Posted inNews / Wyoming

Public teachers’ salaries lose funding

Elementary teacher Ashley Koch and student teachers Lorraine Sonzogni and Jessica Gran work on a presentation for their second and third graders at the Lab School Wednesday. Photo by Kelly Gary
Elementary teacher Ashley Koch and student teachers Lorraine Sonzogni and Jessica Gran work on a presentation for their second and third graders at the Lab School Wednesday. Photo by Kelly Gary

Wyoming teachers warn that the proposed budget in the legislature could be detrimental to the quality of education.

The 2014-2015 budget proposes reducing by half the money available to school districts for increasing public school teachers’ salaries. This has come after several senate bills discussing the issue of state allocated funding.
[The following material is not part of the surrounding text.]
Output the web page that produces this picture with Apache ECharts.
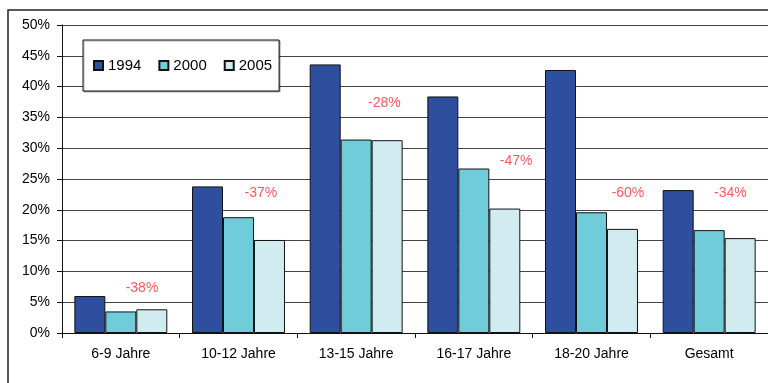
<!DOCTYPE html>
<html>
<head>
<meta charset="utf-8">
<script src="https://cdn.jsdelivr.net/npm/echarts@6/dist/echarts.min.js"></script>
<style>
html,body{margin:0;padding:0;background:#fff;}
#c{width:768px;height:383px;}
</style>
</head>
<body>
<div id="c"></div>
<script>
var categories = ['6-9 Jahre', '10-12 Jahre', '13-15 Jahre', '16-17 Jahre', '18-20 Jahre', 'Gesamt'];
var seriesNames = ['1994', '2000', '2005'];
var values1994 = [6.0, 23.8, 43.6, 38.4, 42.7, 23.2];
var values2000 = [3.5, 18.8, 31.4, 26.7, 19.6, 16.7];
var values2005 = [3.85, 15.1, 31.3, 20.2, 16.9, 15.4];
var yTicks = [0, 5, 10, 15, 20, 25, 30, 35, 40, 45, 50];
// change annotations: text, anchor position in category units, anchor value (%)
var changeLabels = ['-38%', '-37%', '-28%', '-47%', '-60%', '-34%'];
var changeX = [0.68, 1.69, 2.74, 3.86, 4.81, 5.68];
var changeY = [7.3, 22.7, 37.3, 27.9, 22.7, 22.7];

var colors = ['#2E4E9E', '#70CCD9', '#D0ECF0'];
var font = "'Liberation Sans', Arial, sans-serif";
var seriesValues = [values1994, values2000, values2005];

var chart = echarts.init(document.getElementById('c'));
var series = seriesValues.map(function (vals, i) {
  return {
    name: seriesNames[i],
    type: 'bar',
    data: vals,
    barGap: '0%',
    barCategoryGap: '21%',
    itemStyle: {
      color: colors[i],
      borderColor: '#111',
      borderWidth: 1
    }
  };
});
series.push({
  type: 'scatter',
  xAxisIndex: 1,
  symbolSize: 0,
  silent: true,
  data: changeX.map(function (x, i) { return [x, changeY[i], changeLabels[i]]; }),
  label: {
    show: true,
    position: 'inside',
    formatter: function (p) { return p.data[2]; },
    color: '#FF2A2A',
    fontSize: 14,
    fontFamily: font
  },
  z: 10
});

chart.setOption({
  animation: false,
  backgroundColor: '#fff',
  textStyle: { fontFamily: font },
  graphic: [{
    type: 'rect',
    shape: { x: 8, y: 10, width: 800, height: 420 },
    style: { fill: 'none', stroke: '#222', lineWidth: 1.5 },
    z: 100
  }],
  grid: { left: 62, top: 25, right: -4, bottom: 50 },
  legend: {
    data: seriesNames,
    left: 83,
    top: 40,
    padding: [18, 7, 18, 10],
    itemWidth: 9,
    itemHeight: 9,
    itemGap: 17,
    icon: 'rect',
    backgroundColor: '#fff',
    borderColor: '#111',
    borderWidth: 1,
    shadowColor: 'rgba(0,0,0,0.3)',
    shadowOffsetX: 1,
    shadowOffsetY: 1,
    shadowBlur: 0,
    textStyle: { fontSize: 15, color: '#000', fontFamily: font }
  },
  xAxis: [{
    type: 'category',
    data: categories,
    axisLine: { lineStyle: { color: '#111', width: 1 } },
    axisTick: { show: true, length: 5, lineStyle: { color: '#111' } },
    axisLabel: { fontSize: 14, color: '#000', margin: 14, fontFamily: font }
  }, {
    type: 'value',
    min: 0,
    max: 6,
    show: false
  }],
  yAxis: {
    type: 'value',
    min: yTicks[0],
    max: yTicks[yTicks.length - 1],
    interval: yTicks[1] - yTicks[0],
    axisLine: { show: true, lineStyle: { color: '#111', width: 1 } },
    axisTick: { show: true, length: 5, lineStyle: { color: '#111' } },
    axisLabel: { fontSize: 14, color: '#000', margin: 12, formatter: '{value}%', fontFamily: font },
    splitLine: { lineStyle: { color: '#444', width: 1 } }
  },
  series: series
});
</script>
</body>
</html>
Teachers will see a pay hike in the first year of the biennium, a specified period of two years, but not in the second.

Kyler Gallinger, a first grade teacher in Casper, Wyo., said salaries must incrementally increase in order to keep and recruit effective teachers and highly trained professionals.
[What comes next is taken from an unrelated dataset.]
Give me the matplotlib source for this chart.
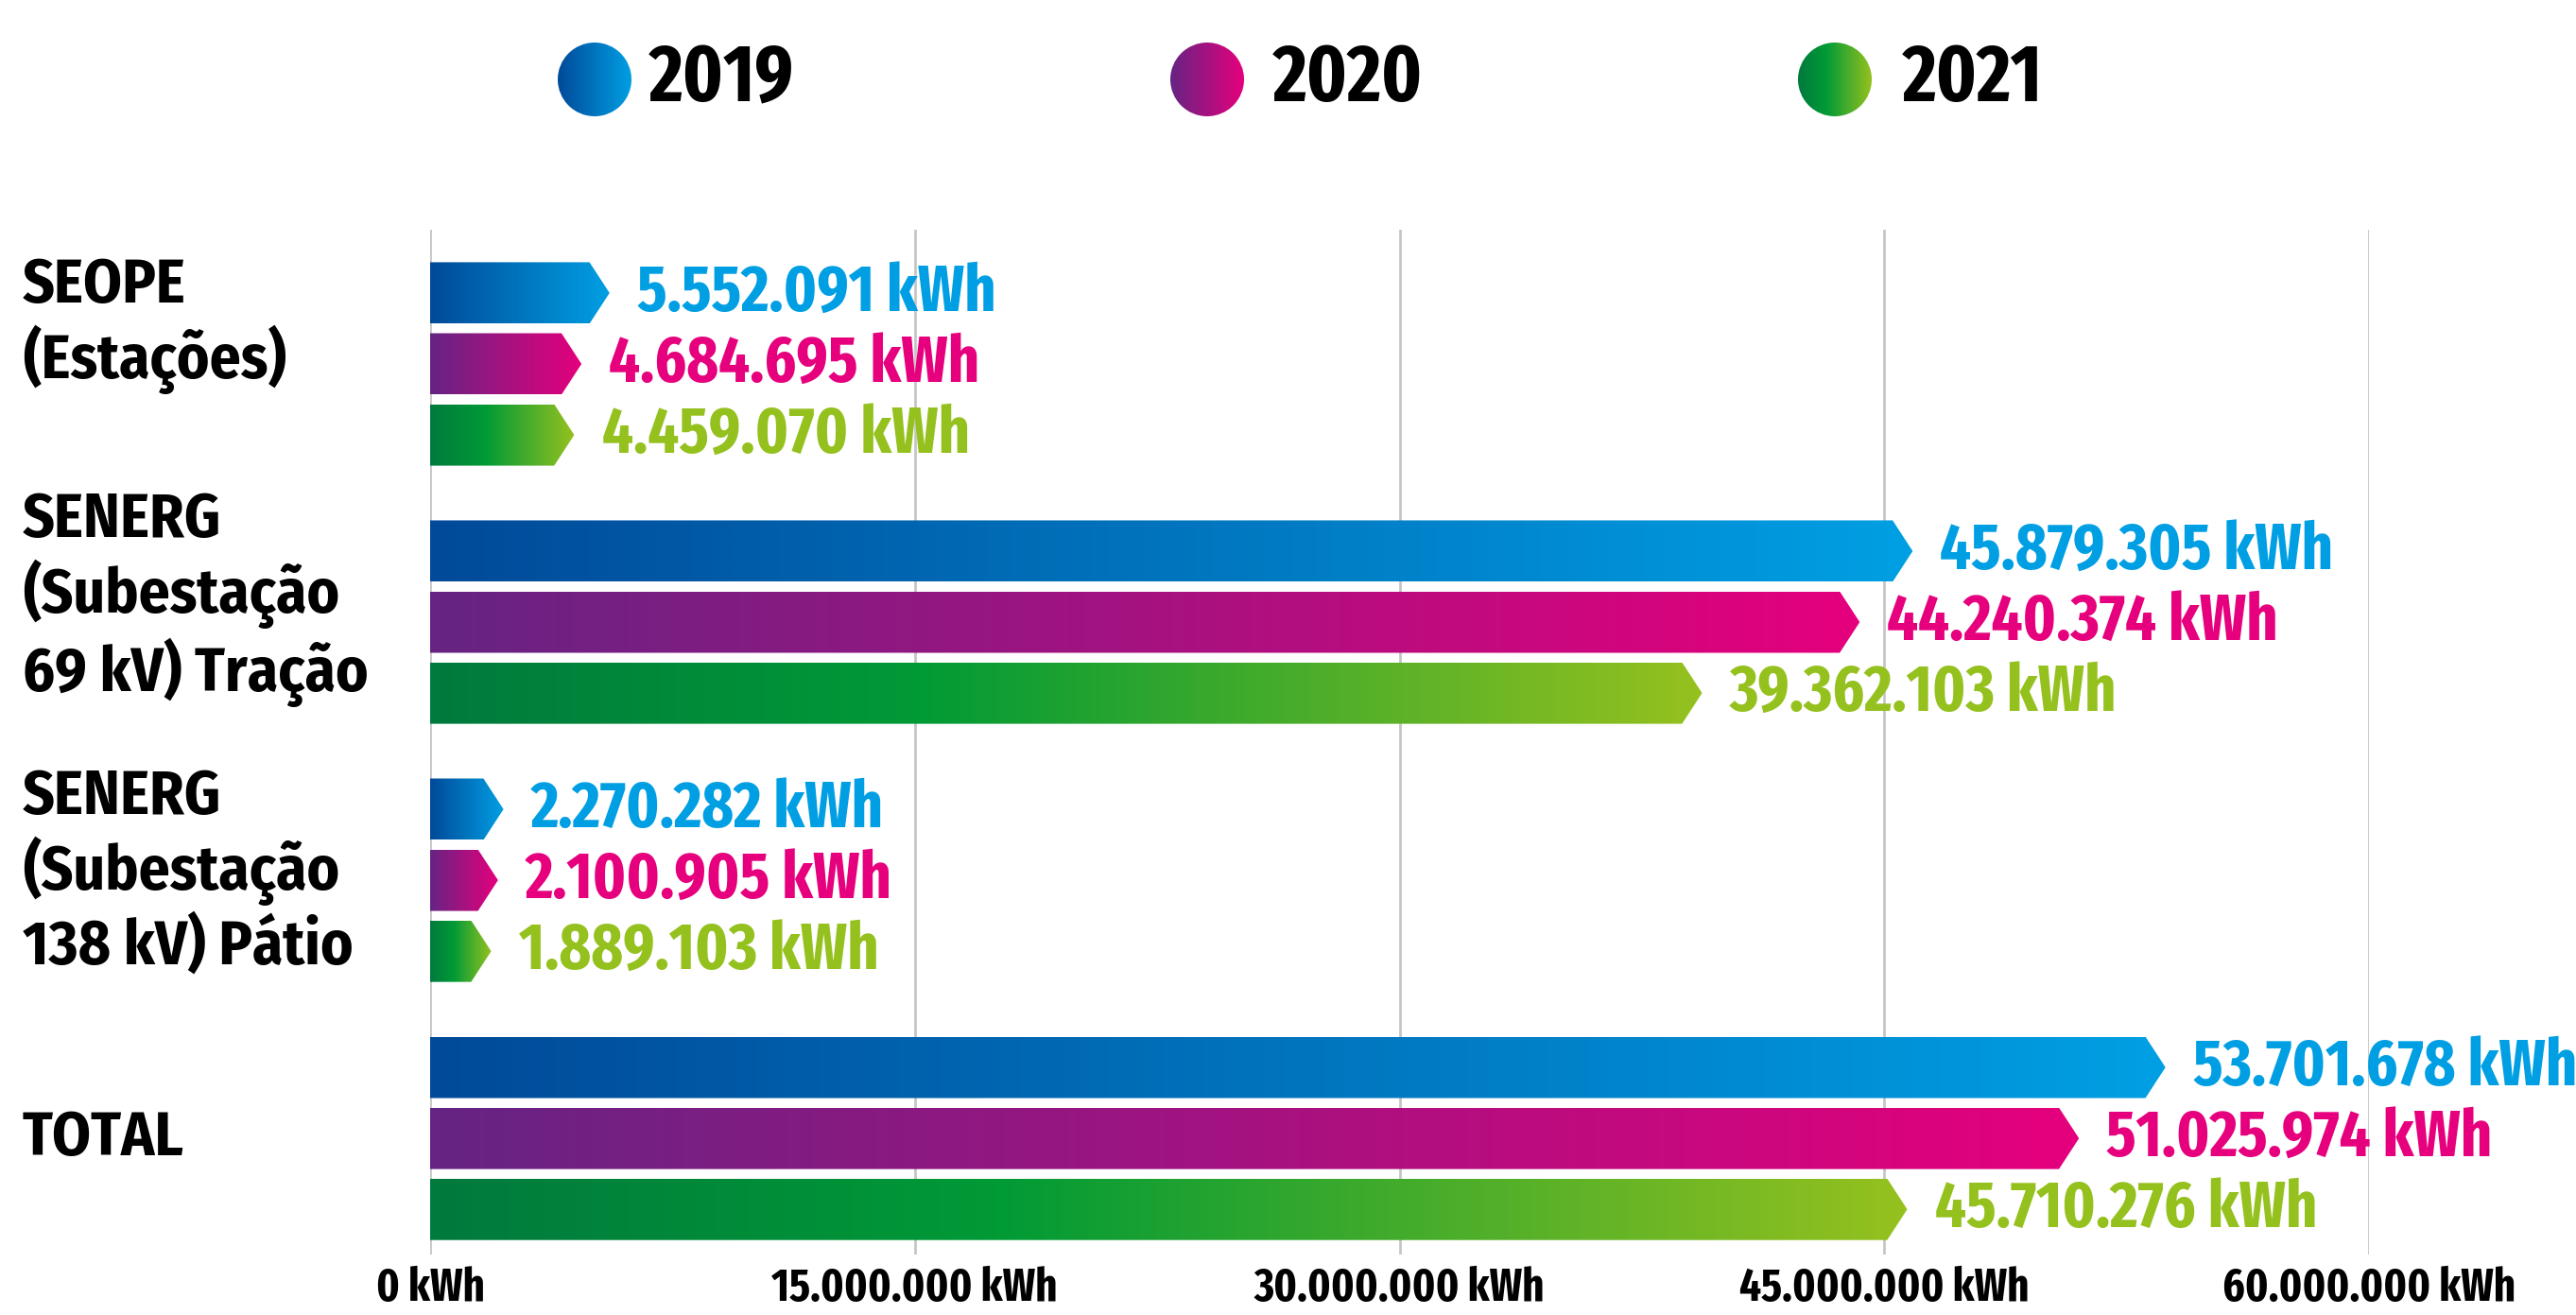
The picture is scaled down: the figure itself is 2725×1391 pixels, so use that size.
import numpy as np
import matplotlib
matplotlib.use("Agg")
import matplotlib.pyplot as plt
import matplotlib.transforms as mtransforms
from matplotlib import font_manager
from matplotlib.colors import LinearSegmentedColormap
from matplotlib.patches import Polygon, Circle

# data
categories = ["SEOPE\n(Estações)",
              "SENERG\n(Subestação\n69 kV) Tração",
              "SENERG\n(Subestação\n138 kV) Pátio",
              "TOTAL"]
years = ["2019", "2020", "2021"]
v2019 = [5552091, 45879305, 2270282, 53701678]
v2020 = [4684695, 44240374, 2100905, 51025974]
v2021 = [4459070, 39362103, 1889103, 45710276]
xticks = [0, 15000000, 30000000, 45000000, 60000000]

series = [v2019, v2020, v2021]

# style
grads = [
    LinearSegmentedColormap.from_list("g19", ["#004a99", "#009fe3"]),
    LinearSegmentedColormap.from_list("g20", ["#662483", "#e5007d"]),
    LinearSegmentedColormap.from_list("g21", [(0, "#007a3d"), (0.38, "#009a36"), (1, "#95c11f")]),
]
txt_colors = ["#009fe3", "#e6007e", "#95c11f"]

names = {f.name for f in font_manager.fontManager.ttflist}


def pick(prefs):
    for p in prefs:
        if p in names:
            return p
    return "DejaVu Sans"


narrow = pick(["Fira Sans Extra Condensed", "Fira Sans Condensed", "Roboto Condensed",
               "Saira ExtraCondensed", "Liberation Sans Narrow"])
catfont = pick(["Fira Sans Condensed", "Fira Sans", "Roboto Condensed", "Liberation Sans Narrow"])


def fmt(v):
    return f"{int(v):,}".replace(",", ".") + " kWh"


W, H = 2725, 1391
fig = plt.figure(figsize=(W / 100, H / 100), dpi=100)
ax = fig.add_axes([455 / W, 1 - 1327 / H, (2506 - 455) / W, (1327 - 243) / H])

bar_h = 0.238
offsets = [-0.275, 0, 0.275]
tip = 620000  # arrow tip length in data units

grad = np.linspace(0, 1, 256).reshape(1, -1)

for gi in range(len(categories)):
    for si, vals in enumerate(series):
        v = vals[gi]
        yc = gi + offsets[si]
        y0, y1 = yc - bar_h / 2, yc + bar_h / 2
        pts = [(0, y0), (v - tip, y0), (v, yc), (v - tip, y1), (0, y1)]
        patch = Polygon(pts, closed=True, facecolor="none", edgecolor="none")
        ax.add_patch(patch)
        im = ax.imshow(grad, extent=(0, v, y1, y0), aspect="auto", cmap=grads[si],
                       interpolation="bicubic", zorder=2)
        im.set_clip_path(patch)
        ax.annotate(fmt(v), xy=(v, yc), xytext=(21, 0), textcoords="offset points",
                    va="center", ha="left", fontsize=50, fontweight="bold",
                    family=narrow, color=txt_colors[si], annotation_clip=False)

ax.set_xlim(0, 60000000)
ax.set_ylim(3.45, -0.52)
ax.set_xticks(xticks)
ax.set_xticklabels([fmt(t) for t in xticks], fontsize=35, fontweight="bold", family=narrow)
ax.set_yticks([])
ax.tick_params(axis="x", length=0, pad=9)
ax.grid(axis="x", color="#c6c6c6", lw=2)
ax.set_axisbelow(True)
for s in ax.spines.values():
    s.set_visible(False)

# category labels
label_shift = [-0.15, -0.09, -0.03, 0.0]
trans = mtransforms.blended_transform_factory(fig.transFigure, ax.transData)
for gi, cat in enumerate(categories):
    ax.text(24 / W, gi + label_shift[gi], cat, transform=trans,
            fontsize=47, fontweight="bold", family=catfont, va="center", ha="left",
            linespacing=1.17)

# legend
lax = fig.add_axes([0, 1 - 170 / H, 1, 170 / H])
circ_x = [629, 1277, 1941]
text_x = [687, 1347, 2013]
cy = 84
r = 39
for i, yr in enumerate(years):
    c = Circle((circ_x[i], cy), r, facecolor="none", edgecolor="none")
    lax.add_patch(c)
    im = lax.imshow(grad, extent=(circ_x[i] - r, circ_x[i] + r, cy + r, cy - r),
                    aspect="auto", cmap=grads[i], interpolation="bicubic")
    im.set_clip_path(c)
    lax.text(text_x[i], cy, yr, fontsize=61, fontweight="bold", family=narrow,
             va="center", ha="left", color="black")
lax.set_xlim(0, W)
lax.set_ylim(170, 0)
lax.axis("off")

fig.savefig("out.png", dpi=100)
“We have to be able to compete globally,” said Gallinger. “[That] starts with teachers educating our youth. Raising their salaries will rank us as highly qualified professionals.”

Gallinger said to compete in a global intellectual area, Wyoming must have high quality teachers educating youth.

With Wyoming teachers being some of the highest paid in the region, however, Republicans such as Senate Appropriations Chairman Eli Bebout have shown little opposition.

Democrats such as Sen. Chris Rothfuss, D-Laramie, have expressed concern in relation to the proposal. In an interview with Wyoming Public Media, Rothfuss explained his thoughts about working teachers’ perceptions of the state’s purchasing power.

Purchasing power is the amount of goods or services that one unit of money can buy. This bill allows for the inflation of purchasing power, meaning that the amount of money that Wyoming has been allocated to teachers’ salary is less than it used to be.

The K-12 funding structure will be reevaluated next year and the current payment issue will be further addressed at that time.